__DIRECTIVE__. From the first line of the data below through the line bearing "Chart.register(...registerables);", reproduce each line exactly; do not include pictures.

__MATERIAL__.
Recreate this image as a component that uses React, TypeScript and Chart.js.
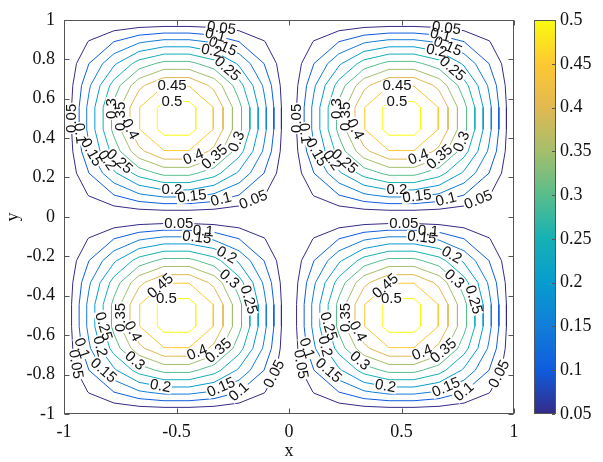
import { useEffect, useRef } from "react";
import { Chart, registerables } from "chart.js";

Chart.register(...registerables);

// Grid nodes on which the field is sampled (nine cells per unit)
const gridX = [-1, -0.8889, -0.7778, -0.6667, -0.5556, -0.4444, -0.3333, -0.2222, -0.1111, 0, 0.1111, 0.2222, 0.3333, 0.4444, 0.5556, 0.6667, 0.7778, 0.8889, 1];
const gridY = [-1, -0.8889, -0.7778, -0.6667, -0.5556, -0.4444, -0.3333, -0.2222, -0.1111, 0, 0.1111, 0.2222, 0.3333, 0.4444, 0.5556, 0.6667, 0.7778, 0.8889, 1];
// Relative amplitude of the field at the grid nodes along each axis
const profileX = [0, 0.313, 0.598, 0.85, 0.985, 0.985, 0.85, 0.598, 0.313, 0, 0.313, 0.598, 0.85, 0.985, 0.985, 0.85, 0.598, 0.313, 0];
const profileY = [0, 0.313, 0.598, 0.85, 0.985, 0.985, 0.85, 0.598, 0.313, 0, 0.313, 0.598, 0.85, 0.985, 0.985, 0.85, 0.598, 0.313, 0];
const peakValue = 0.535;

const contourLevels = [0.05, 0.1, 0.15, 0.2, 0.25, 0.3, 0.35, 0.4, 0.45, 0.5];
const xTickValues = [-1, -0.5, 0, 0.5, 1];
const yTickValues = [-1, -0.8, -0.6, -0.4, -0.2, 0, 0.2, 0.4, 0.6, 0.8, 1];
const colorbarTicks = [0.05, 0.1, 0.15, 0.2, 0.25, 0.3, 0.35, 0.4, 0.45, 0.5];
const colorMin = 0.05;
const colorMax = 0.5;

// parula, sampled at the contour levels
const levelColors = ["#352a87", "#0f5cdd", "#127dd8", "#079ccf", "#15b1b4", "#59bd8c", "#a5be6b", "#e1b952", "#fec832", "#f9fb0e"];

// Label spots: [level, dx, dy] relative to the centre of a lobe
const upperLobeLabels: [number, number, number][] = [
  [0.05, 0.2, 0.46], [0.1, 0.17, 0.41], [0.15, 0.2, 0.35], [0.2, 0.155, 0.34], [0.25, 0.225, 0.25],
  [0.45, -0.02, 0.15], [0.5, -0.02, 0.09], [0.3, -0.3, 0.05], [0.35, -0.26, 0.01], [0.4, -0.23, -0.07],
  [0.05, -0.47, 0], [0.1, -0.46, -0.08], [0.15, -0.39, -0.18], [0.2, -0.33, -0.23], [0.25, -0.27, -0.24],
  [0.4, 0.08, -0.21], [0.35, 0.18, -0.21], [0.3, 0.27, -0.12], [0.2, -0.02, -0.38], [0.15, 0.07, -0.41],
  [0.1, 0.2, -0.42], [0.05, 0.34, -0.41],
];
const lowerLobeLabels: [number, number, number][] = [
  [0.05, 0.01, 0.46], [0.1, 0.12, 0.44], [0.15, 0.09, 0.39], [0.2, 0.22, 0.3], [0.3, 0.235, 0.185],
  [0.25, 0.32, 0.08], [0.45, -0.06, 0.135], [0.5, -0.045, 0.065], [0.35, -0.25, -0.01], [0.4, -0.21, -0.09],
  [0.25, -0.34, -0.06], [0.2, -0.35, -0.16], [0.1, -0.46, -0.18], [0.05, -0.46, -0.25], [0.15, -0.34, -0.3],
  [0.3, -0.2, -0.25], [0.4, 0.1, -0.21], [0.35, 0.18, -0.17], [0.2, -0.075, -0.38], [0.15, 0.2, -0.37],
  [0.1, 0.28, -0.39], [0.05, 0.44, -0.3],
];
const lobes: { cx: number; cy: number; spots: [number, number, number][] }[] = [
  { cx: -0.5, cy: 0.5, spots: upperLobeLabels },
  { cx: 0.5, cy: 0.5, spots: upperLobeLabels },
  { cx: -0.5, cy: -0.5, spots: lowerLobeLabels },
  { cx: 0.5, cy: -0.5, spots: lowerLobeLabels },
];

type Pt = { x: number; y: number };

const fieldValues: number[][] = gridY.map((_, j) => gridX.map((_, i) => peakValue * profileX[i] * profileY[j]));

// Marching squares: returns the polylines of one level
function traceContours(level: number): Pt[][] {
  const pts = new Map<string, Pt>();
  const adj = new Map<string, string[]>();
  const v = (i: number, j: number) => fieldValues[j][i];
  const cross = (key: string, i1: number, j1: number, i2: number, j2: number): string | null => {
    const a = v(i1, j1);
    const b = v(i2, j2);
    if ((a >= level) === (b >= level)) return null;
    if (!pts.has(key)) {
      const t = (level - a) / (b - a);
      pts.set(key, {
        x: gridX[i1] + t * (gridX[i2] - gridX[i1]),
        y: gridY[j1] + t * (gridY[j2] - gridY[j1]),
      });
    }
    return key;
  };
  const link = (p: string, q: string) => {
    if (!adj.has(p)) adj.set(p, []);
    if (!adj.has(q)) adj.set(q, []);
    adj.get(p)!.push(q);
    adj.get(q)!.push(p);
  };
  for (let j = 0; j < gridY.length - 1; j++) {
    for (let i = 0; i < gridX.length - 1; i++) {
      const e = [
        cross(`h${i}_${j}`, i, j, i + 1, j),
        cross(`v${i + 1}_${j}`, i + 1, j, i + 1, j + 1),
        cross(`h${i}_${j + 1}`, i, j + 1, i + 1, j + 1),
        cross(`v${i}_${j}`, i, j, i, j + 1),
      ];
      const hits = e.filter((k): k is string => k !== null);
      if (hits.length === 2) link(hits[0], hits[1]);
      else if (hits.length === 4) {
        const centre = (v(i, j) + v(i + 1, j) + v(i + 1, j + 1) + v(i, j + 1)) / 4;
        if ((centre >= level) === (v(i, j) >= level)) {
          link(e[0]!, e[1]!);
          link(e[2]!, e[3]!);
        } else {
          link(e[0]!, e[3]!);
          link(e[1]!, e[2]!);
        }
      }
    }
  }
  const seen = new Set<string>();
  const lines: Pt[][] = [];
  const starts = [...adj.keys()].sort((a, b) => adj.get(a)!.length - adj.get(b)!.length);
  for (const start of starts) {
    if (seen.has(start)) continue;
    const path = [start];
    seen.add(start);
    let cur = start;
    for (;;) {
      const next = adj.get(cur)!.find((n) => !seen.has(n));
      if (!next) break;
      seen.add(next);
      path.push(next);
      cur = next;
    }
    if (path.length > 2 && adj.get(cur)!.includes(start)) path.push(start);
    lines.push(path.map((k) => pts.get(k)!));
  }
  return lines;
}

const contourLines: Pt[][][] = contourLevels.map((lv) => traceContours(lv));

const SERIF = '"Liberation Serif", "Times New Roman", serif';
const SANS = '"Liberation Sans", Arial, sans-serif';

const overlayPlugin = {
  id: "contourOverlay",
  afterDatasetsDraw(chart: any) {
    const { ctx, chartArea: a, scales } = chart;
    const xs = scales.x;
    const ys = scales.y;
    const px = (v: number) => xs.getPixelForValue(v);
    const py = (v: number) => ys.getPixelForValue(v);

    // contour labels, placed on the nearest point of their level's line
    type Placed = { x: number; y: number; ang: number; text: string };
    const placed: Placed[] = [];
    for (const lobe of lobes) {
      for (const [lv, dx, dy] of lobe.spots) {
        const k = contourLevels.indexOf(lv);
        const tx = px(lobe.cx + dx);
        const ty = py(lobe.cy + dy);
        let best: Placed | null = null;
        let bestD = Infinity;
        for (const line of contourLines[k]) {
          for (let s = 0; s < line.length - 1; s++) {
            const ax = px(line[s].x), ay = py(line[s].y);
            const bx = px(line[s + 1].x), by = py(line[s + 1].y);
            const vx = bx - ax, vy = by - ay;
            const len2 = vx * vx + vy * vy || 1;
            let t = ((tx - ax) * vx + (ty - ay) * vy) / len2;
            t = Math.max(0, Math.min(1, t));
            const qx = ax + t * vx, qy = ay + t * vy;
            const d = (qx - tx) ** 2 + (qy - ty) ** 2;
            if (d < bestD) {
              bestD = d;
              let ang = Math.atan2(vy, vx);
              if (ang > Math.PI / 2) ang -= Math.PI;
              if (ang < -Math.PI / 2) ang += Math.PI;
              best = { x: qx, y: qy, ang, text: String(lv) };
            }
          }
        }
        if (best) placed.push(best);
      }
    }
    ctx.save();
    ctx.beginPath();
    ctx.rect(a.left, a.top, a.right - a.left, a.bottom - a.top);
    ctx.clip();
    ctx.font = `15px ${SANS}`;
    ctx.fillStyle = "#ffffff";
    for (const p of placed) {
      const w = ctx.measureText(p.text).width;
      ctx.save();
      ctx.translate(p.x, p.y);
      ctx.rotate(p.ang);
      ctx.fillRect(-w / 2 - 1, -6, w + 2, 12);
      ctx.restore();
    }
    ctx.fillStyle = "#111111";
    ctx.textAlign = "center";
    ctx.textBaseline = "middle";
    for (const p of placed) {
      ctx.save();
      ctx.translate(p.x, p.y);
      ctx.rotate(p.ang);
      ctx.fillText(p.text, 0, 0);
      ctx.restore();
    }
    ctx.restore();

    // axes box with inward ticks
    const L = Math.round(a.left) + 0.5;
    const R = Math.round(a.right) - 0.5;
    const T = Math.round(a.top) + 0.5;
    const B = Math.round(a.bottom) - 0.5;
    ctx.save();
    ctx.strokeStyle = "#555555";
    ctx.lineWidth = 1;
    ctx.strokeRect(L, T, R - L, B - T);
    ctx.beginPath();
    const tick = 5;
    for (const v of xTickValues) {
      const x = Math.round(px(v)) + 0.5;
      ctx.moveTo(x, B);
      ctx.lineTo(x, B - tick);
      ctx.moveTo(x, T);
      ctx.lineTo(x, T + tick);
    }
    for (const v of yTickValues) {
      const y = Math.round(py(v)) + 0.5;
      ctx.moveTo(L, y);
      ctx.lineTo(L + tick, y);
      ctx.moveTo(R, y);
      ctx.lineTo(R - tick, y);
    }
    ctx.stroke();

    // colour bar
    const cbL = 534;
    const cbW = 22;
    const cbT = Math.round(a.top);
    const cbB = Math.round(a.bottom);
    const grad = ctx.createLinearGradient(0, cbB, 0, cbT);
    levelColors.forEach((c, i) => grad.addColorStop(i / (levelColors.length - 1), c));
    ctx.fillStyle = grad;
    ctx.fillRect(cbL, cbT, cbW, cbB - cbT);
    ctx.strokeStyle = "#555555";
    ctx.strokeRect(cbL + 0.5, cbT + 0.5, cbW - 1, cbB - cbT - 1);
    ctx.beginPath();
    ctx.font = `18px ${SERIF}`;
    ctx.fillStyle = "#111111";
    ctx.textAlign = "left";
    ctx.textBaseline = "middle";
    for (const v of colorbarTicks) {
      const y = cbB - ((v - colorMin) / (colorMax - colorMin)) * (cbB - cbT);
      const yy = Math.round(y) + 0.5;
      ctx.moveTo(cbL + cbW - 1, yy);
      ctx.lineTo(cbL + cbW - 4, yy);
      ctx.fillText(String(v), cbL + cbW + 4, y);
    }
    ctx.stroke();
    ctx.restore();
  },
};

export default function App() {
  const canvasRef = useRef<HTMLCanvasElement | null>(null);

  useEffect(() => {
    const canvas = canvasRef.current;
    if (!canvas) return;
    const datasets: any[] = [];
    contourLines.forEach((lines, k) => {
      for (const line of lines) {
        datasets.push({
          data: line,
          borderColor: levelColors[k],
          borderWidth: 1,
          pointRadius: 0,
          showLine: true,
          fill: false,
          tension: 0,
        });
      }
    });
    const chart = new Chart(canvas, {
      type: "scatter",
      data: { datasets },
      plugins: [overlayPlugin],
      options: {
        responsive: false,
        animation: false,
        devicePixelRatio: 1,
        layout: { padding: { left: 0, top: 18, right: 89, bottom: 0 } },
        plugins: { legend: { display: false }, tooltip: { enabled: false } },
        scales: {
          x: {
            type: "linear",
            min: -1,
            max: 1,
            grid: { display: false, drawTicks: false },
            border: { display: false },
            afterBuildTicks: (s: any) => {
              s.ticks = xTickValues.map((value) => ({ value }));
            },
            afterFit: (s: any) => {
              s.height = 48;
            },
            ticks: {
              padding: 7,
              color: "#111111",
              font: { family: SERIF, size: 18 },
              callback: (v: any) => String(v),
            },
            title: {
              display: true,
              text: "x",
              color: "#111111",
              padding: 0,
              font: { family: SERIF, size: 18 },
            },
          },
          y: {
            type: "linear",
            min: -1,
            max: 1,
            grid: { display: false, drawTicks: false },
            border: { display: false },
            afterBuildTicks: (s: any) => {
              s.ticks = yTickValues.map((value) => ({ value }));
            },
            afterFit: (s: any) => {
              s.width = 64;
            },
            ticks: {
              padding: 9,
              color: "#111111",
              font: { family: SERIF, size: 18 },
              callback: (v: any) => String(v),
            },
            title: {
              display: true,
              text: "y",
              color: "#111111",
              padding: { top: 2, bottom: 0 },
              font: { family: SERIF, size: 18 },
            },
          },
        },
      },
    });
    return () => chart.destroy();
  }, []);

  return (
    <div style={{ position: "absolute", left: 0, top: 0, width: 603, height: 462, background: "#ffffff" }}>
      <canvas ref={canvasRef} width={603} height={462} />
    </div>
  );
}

__PROBLEM SOLUTION__.
Recreate this image as a component that uses React, TypeScript and Chart.js.
import { useEffect, useRef } from "react";
import { Chart, registerables } from "chart.js";

Chart.register(...registerables);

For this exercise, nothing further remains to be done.